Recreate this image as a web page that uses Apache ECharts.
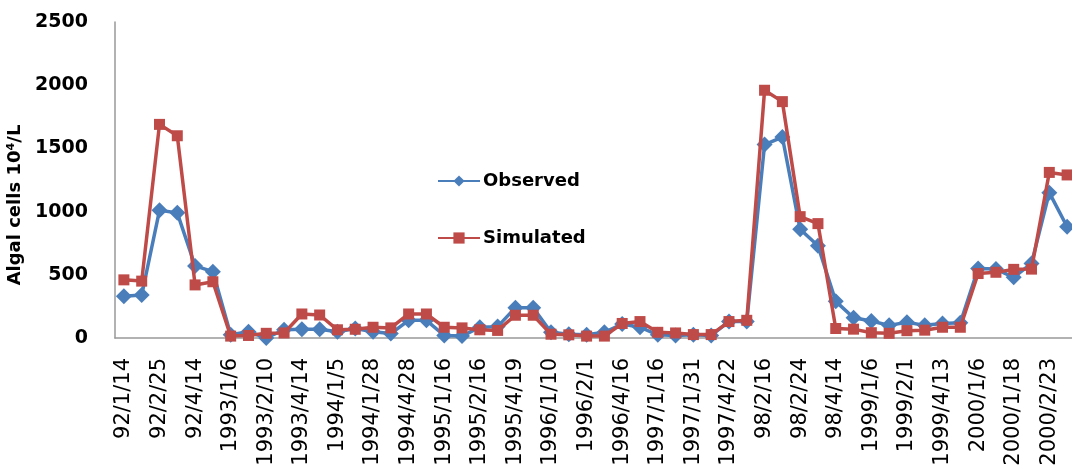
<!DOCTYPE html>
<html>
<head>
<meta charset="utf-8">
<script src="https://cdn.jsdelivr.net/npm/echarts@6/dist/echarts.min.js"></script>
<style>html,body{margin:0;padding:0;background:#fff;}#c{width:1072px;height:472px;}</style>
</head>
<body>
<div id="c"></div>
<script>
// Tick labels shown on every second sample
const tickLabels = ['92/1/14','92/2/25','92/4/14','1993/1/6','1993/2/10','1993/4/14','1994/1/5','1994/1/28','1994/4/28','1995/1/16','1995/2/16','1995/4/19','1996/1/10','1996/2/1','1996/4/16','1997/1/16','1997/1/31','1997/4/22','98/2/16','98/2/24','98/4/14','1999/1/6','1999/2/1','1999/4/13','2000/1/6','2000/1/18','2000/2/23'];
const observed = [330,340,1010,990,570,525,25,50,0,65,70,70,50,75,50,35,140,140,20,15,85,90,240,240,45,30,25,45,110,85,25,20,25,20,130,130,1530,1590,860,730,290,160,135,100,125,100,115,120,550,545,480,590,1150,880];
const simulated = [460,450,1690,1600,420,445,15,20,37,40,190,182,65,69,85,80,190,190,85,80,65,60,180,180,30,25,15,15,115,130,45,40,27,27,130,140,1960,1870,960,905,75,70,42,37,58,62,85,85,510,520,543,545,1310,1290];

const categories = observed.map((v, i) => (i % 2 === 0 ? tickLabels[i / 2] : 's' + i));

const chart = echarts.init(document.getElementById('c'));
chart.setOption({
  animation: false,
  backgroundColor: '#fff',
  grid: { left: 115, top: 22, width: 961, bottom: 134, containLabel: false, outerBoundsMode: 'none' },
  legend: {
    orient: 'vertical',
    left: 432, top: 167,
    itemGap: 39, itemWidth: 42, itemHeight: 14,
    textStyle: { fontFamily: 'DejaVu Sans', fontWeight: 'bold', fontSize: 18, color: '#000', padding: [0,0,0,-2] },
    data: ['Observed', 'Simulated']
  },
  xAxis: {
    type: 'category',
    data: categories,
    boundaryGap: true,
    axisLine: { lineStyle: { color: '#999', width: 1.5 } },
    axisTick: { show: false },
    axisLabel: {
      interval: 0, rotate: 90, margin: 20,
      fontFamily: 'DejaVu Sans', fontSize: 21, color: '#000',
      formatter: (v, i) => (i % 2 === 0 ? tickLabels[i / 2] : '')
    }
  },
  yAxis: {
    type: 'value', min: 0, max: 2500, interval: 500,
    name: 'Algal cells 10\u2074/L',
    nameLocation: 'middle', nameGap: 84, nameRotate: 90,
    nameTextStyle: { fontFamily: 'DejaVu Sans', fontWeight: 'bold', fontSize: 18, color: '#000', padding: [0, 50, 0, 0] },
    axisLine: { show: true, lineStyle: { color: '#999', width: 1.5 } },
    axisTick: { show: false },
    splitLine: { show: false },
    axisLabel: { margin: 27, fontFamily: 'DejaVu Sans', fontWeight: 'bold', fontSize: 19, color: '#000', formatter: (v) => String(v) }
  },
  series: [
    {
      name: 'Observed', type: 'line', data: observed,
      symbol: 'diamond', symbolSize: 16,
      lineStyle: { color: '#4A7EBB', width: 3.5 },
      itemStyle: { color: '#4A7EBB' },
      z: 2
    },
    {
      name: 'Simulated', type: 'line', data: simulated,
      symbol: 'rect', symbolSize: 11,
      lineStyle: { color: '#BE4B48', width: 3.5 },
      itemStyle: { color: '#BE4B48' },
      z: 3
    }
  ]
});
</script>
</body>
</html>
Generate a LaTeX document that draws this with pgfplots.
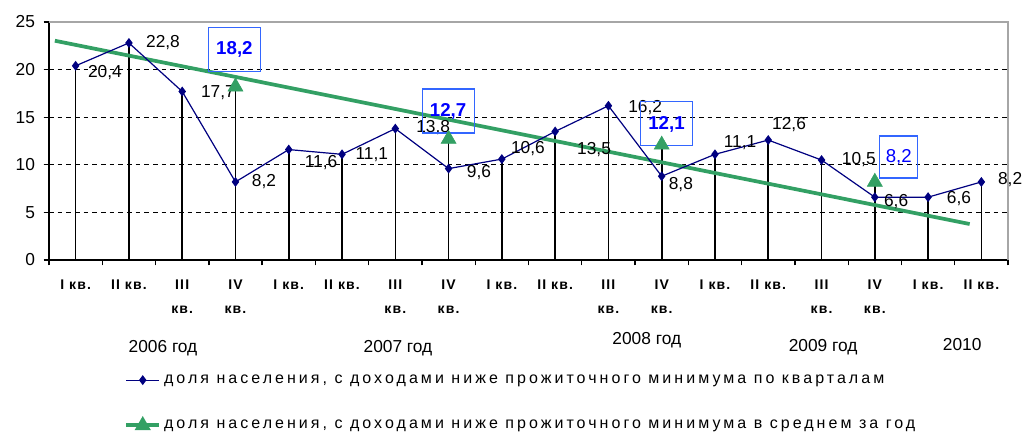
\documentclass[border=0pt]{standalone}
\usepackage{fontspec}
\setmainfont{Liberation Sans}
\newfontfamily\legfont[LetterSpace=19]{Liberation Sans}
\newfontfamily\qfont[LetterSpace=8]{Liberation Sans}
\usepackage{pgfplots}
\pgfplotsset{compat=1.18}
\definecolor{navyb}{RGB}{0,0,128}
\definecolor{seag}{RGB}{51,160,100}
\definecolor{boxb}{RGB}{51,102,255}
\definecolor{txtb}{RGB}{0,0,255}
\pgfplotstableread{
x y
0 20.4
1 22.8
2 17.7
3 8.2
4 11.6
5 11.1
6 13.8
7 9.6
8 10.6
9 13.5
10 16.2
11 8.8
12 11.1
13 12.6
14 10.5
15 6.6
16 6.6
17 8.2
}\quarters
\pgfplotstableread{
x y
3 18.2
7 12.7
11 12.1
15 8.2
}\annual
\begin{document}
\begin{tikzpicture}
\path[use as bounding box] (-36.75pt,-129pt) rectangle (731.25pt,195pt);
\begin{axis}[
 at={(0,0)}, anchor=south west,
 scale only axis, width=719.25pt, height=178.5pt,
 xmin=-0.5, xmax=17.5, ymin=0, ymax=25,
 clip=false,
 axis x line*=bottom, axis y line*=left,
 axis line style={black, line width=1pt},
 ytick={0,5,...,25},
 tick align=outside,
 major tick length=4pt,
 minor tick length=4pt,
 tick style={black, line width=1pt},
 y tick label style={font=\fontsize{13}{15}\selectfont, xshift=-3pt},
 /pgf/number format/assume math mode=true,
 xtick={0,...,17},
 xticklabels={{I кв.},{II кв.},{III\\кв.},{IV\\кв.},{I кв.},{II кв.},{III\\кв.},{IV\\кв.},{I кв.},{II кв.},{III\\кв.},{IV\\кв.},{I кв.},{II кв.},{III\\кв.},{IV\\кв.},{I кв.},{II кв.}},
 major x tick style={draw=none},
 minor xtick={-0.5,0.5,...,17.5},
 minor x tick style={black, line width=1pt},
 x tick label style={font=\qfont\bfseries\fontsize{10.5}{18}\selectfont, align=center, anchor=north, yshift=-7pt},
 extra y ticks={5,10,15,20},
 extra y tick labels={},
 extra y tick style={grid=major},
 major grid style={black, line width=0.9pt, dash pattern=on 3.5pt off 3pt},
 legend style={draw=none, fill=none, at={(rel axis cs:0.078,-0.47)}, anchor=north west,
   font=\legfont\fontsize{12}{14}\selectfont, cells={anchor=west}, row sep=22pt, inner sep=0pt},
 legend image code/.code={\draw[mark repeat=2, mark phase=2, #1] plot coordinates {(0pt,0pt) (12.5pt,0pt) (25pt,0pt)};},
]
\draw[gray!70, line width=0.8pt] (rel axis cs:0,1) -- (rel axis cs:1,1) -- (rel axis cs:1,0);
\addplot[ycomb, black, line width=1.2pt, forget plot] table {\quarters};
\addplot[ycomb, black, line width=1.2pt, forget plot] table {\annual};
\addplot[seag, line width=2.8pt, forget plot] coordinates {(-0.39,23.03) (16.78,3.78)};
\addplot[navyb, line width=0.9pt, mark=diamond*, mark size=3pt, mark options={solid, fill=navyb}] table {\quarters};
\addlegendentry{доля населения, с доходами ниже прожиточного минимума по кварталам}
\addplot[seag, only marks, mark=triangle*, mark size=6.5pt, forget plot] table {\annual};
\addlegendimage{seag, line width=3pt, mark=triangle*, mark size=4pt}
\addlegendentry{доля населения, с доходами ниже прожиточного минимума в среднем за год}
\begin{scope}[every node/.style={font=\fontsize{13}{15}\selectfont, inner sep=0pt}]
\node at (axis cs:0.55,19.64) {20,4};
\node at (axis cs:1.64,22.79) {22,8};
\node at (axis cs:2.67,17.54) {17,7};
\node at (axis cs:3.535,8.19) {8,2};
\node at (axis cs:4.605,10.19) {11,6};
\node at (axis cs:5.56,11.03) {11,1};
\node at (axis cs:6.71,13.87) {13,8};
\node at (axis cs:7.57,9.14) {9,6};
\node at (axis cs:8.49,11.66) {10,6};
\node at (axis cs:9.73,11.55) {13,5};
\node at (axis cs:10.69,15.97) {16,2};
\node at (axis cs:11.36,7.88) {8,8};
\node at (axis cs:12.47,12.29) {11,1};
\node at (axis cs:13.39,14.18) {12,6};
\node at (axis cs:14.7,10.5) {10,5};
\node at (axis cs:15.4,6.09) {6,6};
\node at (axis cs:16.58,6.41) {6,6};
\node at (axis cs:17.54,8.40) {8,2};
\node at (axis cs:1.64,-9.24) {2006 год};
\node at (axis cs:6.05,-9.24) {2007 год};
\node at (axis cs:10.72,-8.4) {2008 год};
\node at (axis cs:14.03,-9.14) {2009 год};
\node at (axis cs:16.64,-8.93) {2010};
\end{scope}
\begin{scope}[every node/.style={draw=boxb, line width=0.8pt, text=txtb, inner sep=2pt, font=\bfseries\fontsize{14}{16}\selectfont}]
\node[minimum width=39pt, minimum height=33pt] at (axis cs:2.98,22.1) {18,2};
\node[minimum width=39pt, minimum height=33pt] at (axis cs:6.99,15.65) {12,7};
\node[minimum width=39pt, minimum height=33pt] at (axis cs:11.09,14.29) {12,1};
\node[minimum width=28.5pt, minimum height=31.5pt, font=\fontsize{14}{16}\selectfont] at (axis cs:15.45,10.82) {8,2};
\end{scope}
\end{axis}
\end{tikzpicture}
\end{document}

++++++++++++++++++++

= Your objective =
Pictures stay out. Print the data exactly, from its first line through the line containing "const categories = observed.map((v, i)".

= Answer for the task =
Recreate this image as a web page that uses Apache ECharts.
<!DOCTYPE html>
<html>
<head>
<meta charset="utf-8">
<script src="https://cdn.jsdelivr.net/npm/echarts@6/dist/echarts.min.js"></script>
<style>html,body{margin:0;padding:0;background:#fff;}#c{width:1072px;height:472px;}</style>
</head>
<body>
<div id="c"></div>
<script>
// Tick labels shown on every second sample
const tickLabels = ['92/1/14','92/2/25','92/4/14','1993/1/6','1993/2/10','1993/4/14','1994/1/5','1994/1/28','1994/4/28','1995/1/16','1995/2/16','1995/4/19','1996/1/10','1996/2/1','1996/4/16','1997/1/16','1997/1/31','1997/4/22','98/2/16','98/2/24','98/4/14','1999/1/6','1999/2/1','1999/4/13','2000/1/6','2000/1/18','2000/2/23'];
const observed = [330,340,1010,990,570,525,25,50,0,65,70,70,50,75,50,35,140,140,20,15,85,90,240,240,45,30,25,45,110,85,25,20,25,20,130,130,1530,1590,860,730,290,160,135,100,125,100,115,120,550,545,480,590,1150,880];
const simulated = [460,450,1690,1600,420,445,15,20,37,40,190,182,65,69,85,80,190,190,85,80,65,60,180,180,30,25,15,15,115,130,45,40,27,27,130,140,1960,1870,960,905,75,70,42,37,58,62,85,85,510,520,543,545,1310,1290];

const categories = observed.map((v, i) => (i % 2 === 0 ? tickLabels[i / 2] : 's' + i));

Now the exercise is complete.